## Data

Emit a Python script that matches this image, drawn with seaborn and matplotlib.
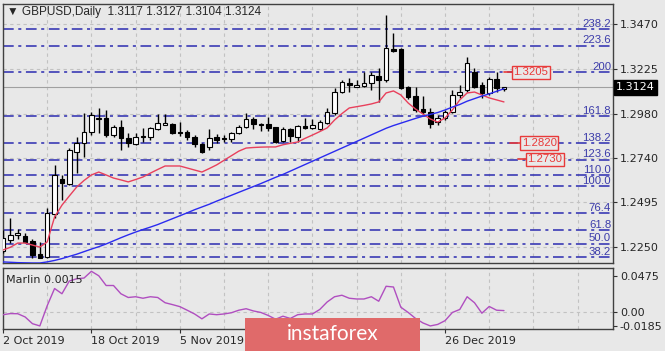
import numpy as np
import matplotlib
matplotlib.use("Agg")
import matplotlib.pyplot as plt
import seaborn as sns
from matplotlib.patches import Rectangle
from matplotlib.transforms import blended_transform_factory

# dados diários GBPUSD (barra 0 = 2 Oct 2019)
opens = [1.2230, 1.2290, 1.2317, 1.2312, 1.2284, 1.2213, 1.2197, 1.2432, 1.2623, 1.2596,
         1.2770, 1.2820, 1.2880, 1.2951, 1.2956, 1.2863, 1.2907, 1.2847, 1.2814, 1.2858,
         1.2852, 1.2896, 1.2920, 1.2924, 1.2880, 1.2880, 1.2852, 1.2814, 1.2798, 1.2852,
         1.2847, 1.2842, 1.2874, 1.2907, 1.2951, 1.2924, 1.2924, 1.2907, 1.2831, 1.2896,
         1.2852, 1.2913, 1.2902, 1.2896, 1.2929, 1.2984, 1.3098, 1.3148, 1.3126, 1.3131,
         1.3148, 1.3186, 1.3164, 1.3333, 1.3333, 1.3126, 1.3076, 1.3005, 1.2989, 1.2934,
         1.2956, 1.2989, 1.3082, 1.3109, 1.3208, 1.3137, 1.3093, 1.3170, 1.3117]
highs = [1.2345, 1.2410, 1.2350, 1.2328, 1.2295, 1.2279, 1.2464, 1.2700, 1.2645, 1.2792,
         1.2853, 1.2984, 1.2989, 1.3011, 1.3000, 1.2918, 1.2945, 1.2874, 1.2874, 1.2902,
         1.2907, 1.2978, 1.2978, 1.2929, 1.2934, 1.2891, 1.2863, 1.2820, 1.2896, 1.2869,
         1.2863, 1.2880, 1.2918, 1.2984, 1.2962, 1.2929, 1.2962, 1.2907, 1.2907, 1.2902,
         1.2918, 1.2956, 1.2951, 1.2945, 1.3011, 1.3120, 1.3164, 1.3175, 1.3164, 1.3208,
         1.3208, 1.3230, 1.3519, 1.3421, 1.3339, 1.3131, 1.3126, 1.3076, 1.3011, 1.2973,
         1.3000, 1.3109, 1.3137, 1.3290, 1.3230, 1.3153, 1.3180, 1.3208, 1.3127]
lows = [1.2220, 1.2273, 1.2295, 1.2273, 1.2191, 1.2191, 1.2191, 1.2410, 1.2508, 1.2590,
        1.2656, 1.2743, 1.2863, 1.2874, 1.2853, 1.2853, 1.2781, 1.2798, 1.2809, 1.2825,
        1.2836, 1.2891, 1.2918, 1.2869, 1.2858, 1.2836, 1.2798, 1.2765, 1.2781, 1.2820,
        1.2825, 1.2825, 1.2869, 1.2902, 1.2896, 1.2885, 1.2885, 1.2820, 1.2825, 1.2825,
        1.2825, 1.2896, 1.2896, 1.2891, 1.2924, 1.2973, 1.3093, 1.3098, 1.3126, 1.3126,
        1.3109, 1.3044, 1.3153, 1.3317, 1.3115, 1.3060, 1.2989, 1.2978, 1.2902, 1.2918,
        1.2945, 1.2984, 1.3066, 1.3098, 1.3120, 1.3066, 1.3082, 1.3098, 1.3104]
closes = [1.2300, 1.2317, 1.2328, 1.2279, 1.2208, 1.2191, 1.2437, 1.2645, 1.2601, 1.2781,
          1.2820, 1.2880, 1.2973, 1.2957, 1.2863, 1.2907, 1.2847, 1.2820, 1.2852, 1.2852,
          1.2902, 1.2929, 1.2930, 1.2874, 1.2874, 1.2852, 1.2814, 1.2770, 1.2847, 1.2836,
          1.2842, 1.2874, 1.2907, 1.2951, 1.2924, 1.2920, 1.2902, 1.2825, 1.2896, 1.2858,
          1.2913, 1.2902, 1.2918, 1.2934, 1.2989, 1.3098, 1.3153, 1.3137, 1.3137, 1.3148,
          1.3191, 1.3164, 1.3339, 1.3322, 1.3120, 1.3071, 1.3000, 1.2989, 1.2924, 1.2956,
          1.2989, 1.3082, 1.3098, 1.3257, 1.3126, 1.3093, 1.3170, 1.3120, 1.3124]

# médias móveis
ma_rapida = [1.2235, 1.2250, 1.2273, 1.2273, 1.2262, 1.2251, 1.2279, 1.2415, 1.2480, 1.2530,
             1.2579, 1.2615, 1.2645, 1.2661, 1.2645, 1.2628, 1.2618, 1.2607, 1.2620, 1.2634,
             1.2655, 1.2675, 1.2694, 1.2694, 1.2694, 1.2683, 1.2672, 1.2661, 1.2680, 1.2700,
             1.2725, 1.2750, 1.2775, 1.2792, 1.2795, 1.2797, 1.2798, 1.2798, 1.2810, 1.2818,
             1.2825, 1.2845, 1.2863, 1.2882, 1.2902, 1.2945, 1.2980, 1.3011, 1.3018, 1.3025,
             1.3033, 1.3044, 1.3093, 1.3104, 1.3082, 1.3038, 1.3005, 1.2978, 1.2951, 1.2934,
             1.2956, 1.3000, 1.3055, 1.3093, 1.3098, 1.3082, 1.3066, 1.3055, 1.3044]
ma_lenta = [1.2170, 1.2168, 1.2166, 1.2165, 1.2164, 1.2164, 1.2170, 1.2178, 1.2188, 1.2200,
            1.2212, 1.2226, 1.2240, 1.2253, 1.2268, 1.2285, 1.2302, 1.2318, 1.2333, 1.2347,
            1.2360, 1.2374, 1.2390, 1.2406, 1.2422, 1.2438, 1.2455, 1.2470, 1.2485, 1.2502,
            1.2518, 1.2534, 1.2550, 1.2566, 1.2582, 1.2598, 1.2615, 1.2632, 1.2648, 1.2666,
            1.2684, 1.2702, 1.2720, 1.2738, 1.2756, 1.2774, 1.2792, 1.2810, 1.2828, 1.2846,
            1.2864, 1.2882, 1.2900, 1.2915, 1.2928, 1.2941, 1.2954, 1.2966, 1.2976, 1.2986,
            1.3000, 1.3016, 1.3030, 1.3048, 1.3062, 1.3076, 1.3088, 1.3102, 1.3116]

# oscilador Marlin
marlin = [-0.0040, -0.0025, -0.0027, -0.0070, -0.0160, -0.0190, 0.0080, 0.0310, 0.0240, 0.0410,
          0.0440, 0.0450, 0.0540, 0.0480, 0.0350, 0.0350, 0.0240, 0.0190, 0.0200, 0.0180,
          0.0200, 0.0190, 0.0120, 0.0095, 0.0068, 0.0020, -0.0030, -0.0095, -0.0030, -0.0040,
          -0.0030, -0.0014, 0.0020, 0.0040, 0.0010, -0.0010, -0.0050, -0.0100, -0.0060, -0.0090,
          -0.0040, -0.0030, -0.0030, 0.0030, 0.0130, 0.0200, 0.0220, 0.0180, 0.0170, 0.0170,
          0.0200, 0.0140, 0.0340, 0.0330, 0.0060, -0.0010, -0.0090, -0.0150, -0.0190, -0.0170,
          -0.0120, -0.0010, 0.0030, 0.0200, 0.0120, -0.0020, 0.0070, 0.0020, 0.0015]

# níveis de Fibonacci
fib_base = 1.1959
fib_topo = 1.2582
fib_niveis = [238.2, 223.6, 200.0, 161.8, 138.2, 123.6, 110.0, 100.0, 76.4, 61.8, 50.0, 38.2]
fib_textos = ["238.2", "223.6", "200", "161.8", "138.2", "123.6", "110.0", "100.0",
              "76.4", "61.8", "50.0", "38.2"]

precos_eixo = [1.2250, 1.2495, 1.2740, 1.2980, 1.3225, 1.3470]
rotulos_preco = [1.3205, 1.2820, 1.2730]
datas_idx = [0, 12, 24, 60]
datas_txt = ["2 Oct 2019", "18 Oct 2019", "5 Nov 2019", "26 Dec 2019"]

FUNDO = "#e8e8e8"
GRADE = "#c2c2c2"
FONTE_ESTREITA = ["Liberation Sans", "DejaVu Sans"]

sns.set_style("white")
plt.rcParams["font.family"] = ["DejaVu Sans"]
plt.rcParams["font.size"] = 8

fig = plt.figure(figsize=(6.65, 3.51), dpi=100, facecolor=FUNDO)
ax = fig.add_axes([3 / 665, 88 / 351, 610 / 665, 259 / 351], facecolor=FUNDO)
axm = fig.add_axes([3 / 665, 22 / 351, 610 / 665, 61 / 351], facecolor=FUNDO)

idx = np.arange(len(opens))
o, h, l, c = map(np.array, (opens, highs, lows, closes))
alta = c >= o

# grade
for k in range(0, 84, 6):
    ax.axvline(k, color=GRADE, lw=0.8, ls=(0, (3, 3)), zorder=0)
    axm.axvline(k, color=GRADE, lw=0.8, ls=(0, (3, 3)), zorder=0)
for p in precos_eixo:
    ax.axhline(p, color=GRADE, lw=0.8, ls=(0, (3, 3)), zorder=0)
axm.axhline(0, color=GRADE, lw=0.8, ls=(0, (3, 3)), zorder=0)

# linhas de Fibonacci
tr = blended_transform_factory(ax.transAxes, ax.transData)
for nivel, txt in zip(fib_niveis, fib_textos):
    p = fib_base + nivel / 100 * (fib_topo - fib_base)
    ax.axhline(p, color="#2b2bb0", lw=1.1, ls=(0, (7, 3, 2, 3)), zorder=1)
    ax.text(0.997, p + 0.0001, txt, transform=tr, ha="right", va="bottom",
            color="#3c3caa", fontsize=8.2, family=FONTE_ESTREITA, zorder=6)

# linha do preço atual
ax.axhline(closes[-1], color="#a0a0a0", lw=0.8, zorder=1)

# candles
ax.vlines(idx, l, h, color="black", lw=1, zorder=3)
corpo = np.maximum(np.abs(c - o), 0.00025)
ax.bar(idx, corpo, bottom=np.minimum(o, c), width=0.62,
       color=np.where(alta, "white", "black"), edgecolor="black", linewidth=0.8, zorder=4)

# médias
sns.lineplot(x=idx, y=ma_rapida, ax=ax, color="#e8405c", lw=1, zorder=5)
sns.lineplot(x=idx, y=ma_lenta, ax=ax, color="#2b2bf0", lw=1, zorder=5)

# rótulos de preço em vermelho
ultimo = idx[-1]
desloc = [(0.0, 1.1), (0.8, 2.2), (1.9, 3.0)]
for p, (x0, x1) in zip(rotulos_preco, desloc):
    ax.plot([ultimo + x0, ultimo + x1], [p, p], color="#e83a3a", lw=1.2, zorder=5)
    ax.text(ultimo + x1 + 0.2, p, f"{p:.4f}", color="#e83a3a", fontsize=8.2,
            family=FONTE_ESTREITA, va="center", ha="left", zorder=6,
            bbox=dict(boxstyle="square,pad=0.15", fc=FUNDO, ec="#e83a3a", lw=1))

ax.set_xlim(0, 82.8)
ax.set_ylim(1.2164, 1.3579)
ax.yaxis.tick_right()
ax.set_yticks(precos_eixo)
ax.set_yticklabels([f"{p:.4f}" for p in precos_eixo])
ax.tick_params(axis="y", length=3, width=0.8, pad=2, labelsize=8, right=True, color="#303030")
ax.tick_params(axis="x", bottom=False, labelbottom=False)
ax.text(1.005, closes[-1], f"{closes[-1]:.4f}", transform=tr, color="white", fontsize=8,
        va="center", ha="left", bbox=dict(boxstyle="square,pad=0.2", fc="black", ec="black"))

# painel Marlin
sns.lineplot(x=idx, y=marlin, ax=axm, color="#b04ec0", lw=1, zorder=3)
axm.set_xlim(0, 82.8)
axm.set_ylim(-0.0231, 0.0584)
axm.yaxis.tick_right()
axm.set_yticks([0.0475, 0.0, -0.0185])
axm.set_yticklabels(["0.0475", "0.00", "-0.0185"])
axm.tick_params(axis="y", length=3, width=0.8, pad=2, labelsize=8, right=True, color="#303030")
axm.set_xticks(datas_idx)
axm.set_xticklabels(datas_txt, ha="left")
axm.tick_params(axis="x", length=3, width=0.8, pad=2, labelsize=8, bottom=True, color="#303030")
axm.text(0.005, 0.80, f"Marlin {marlin[-1]:.4f}", transform=axm.transAxes, fontsize=8,
         va="center", ha="left")

for a in (ax, axm):
    for s in a.spines.values():
        s.set_color("#404040")
        s.set_linewidth(1)
    a.set_xlabel("")
    a.set_ylabel("")

fig.text(7 / 665, 1 - 12 / 351,
         f"\u25bc GBPUSD,Daily  {opens[-1]:.4f} {highs[-1]:.4f} {lows[-1]:.4f} {closes[-1]:.4f}",
         fontsize=8.5, family=FONTE_ESTREITA, va="center", ha="left")

# marca d'água
fig.patches.append(Rectangle((245 / 665, 0), 175 / 665, 33 / 351, transform=fig.transFigure,
                             fc="#e06a6a", ec="none", zorder=10))
fig.text(333 / 665, 1 - 334 / 351, "instaforex", color="white", fontsize=15,
         family=["Lato", "DejaVu Sans"], ha="center", va="center", zorder=11)

fig.savefig("out.png", dpi=100, facecolor=FUNDO)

## What this task involves
Copy nothing but the lines from the top of the data down to the line containing "from matplotlib.transforms import", and leave the pictures out.

## The reply
Emit a Python script that matches this image, drawn with seaborn and matplotlib.
import numpy as np
import matplotlib
matplotlib.use("Agg")
import matplotlib.pyplot as plt
import seaborn as sns
from matplotlib.patches import Rectangle
from matplotlib.transforms import blended_transform_factory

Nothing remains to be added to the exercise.